On the south end of the street, Karla Yeager, owner of Orphan Annie's Emporium, points to a big rig out her antique shop's window.
"Look at him. He's easily going 40, 45."
On the other end of Main Street, Lisa Reynolds, executive director for the Calaveras Visitors Bureau, sums it up in a sentence: "Traffic in downtown is a problem."
Angels Camp Police Chief Tony Tacheira said anytime a state highway, which in this case is Highway 49, narrows to a 25-mph zone, there'll be complications.
"Angels has historically had a traffic problem," Tacheira says.
And he says there's no simple fix.
Typically, just one police officer patrols the entire five-square-mile city. Duties include responding to emergency calls and staking out other areas in town prone to speeders, like Bret Harte Union High School and Dogtown Road.
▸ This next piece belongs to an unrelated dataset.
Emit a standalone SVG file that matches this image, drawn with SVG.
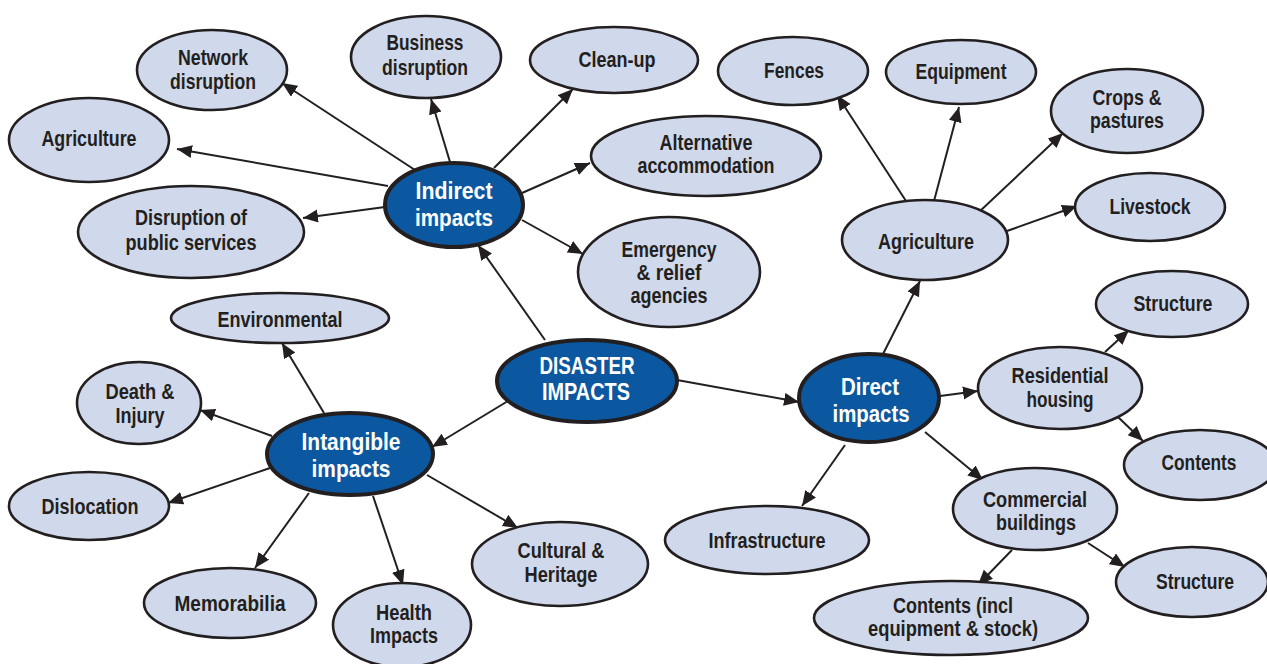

Tacheira says lately, because of speeding complaints, an officer has patrolled the area surrounding Mark Twain Union Elementary School in the mornings.
"For the person who can find a cure-all for traffic in Mother Lode country ... he would be a millionaire," Tacheira says.
Angels police often set up a sign in downtown that flashes the speed as cars drive by, he says. However, the 5-year-old sign is broken and is undergoing repairs.
"It helps those people who are unaware that they are speeding to slow down," Tacheira says of the sign.
Back on Main Street, some say signs might not be good enough.
"We've seen more than our fair share of accidents out there," Reynolds says of Main Street.
Her co-worker, Ginger Malatesta, a tourism coordinator for the Visitors Bureau, adds: "There's been accidents, but then there's been a lot of really close calls."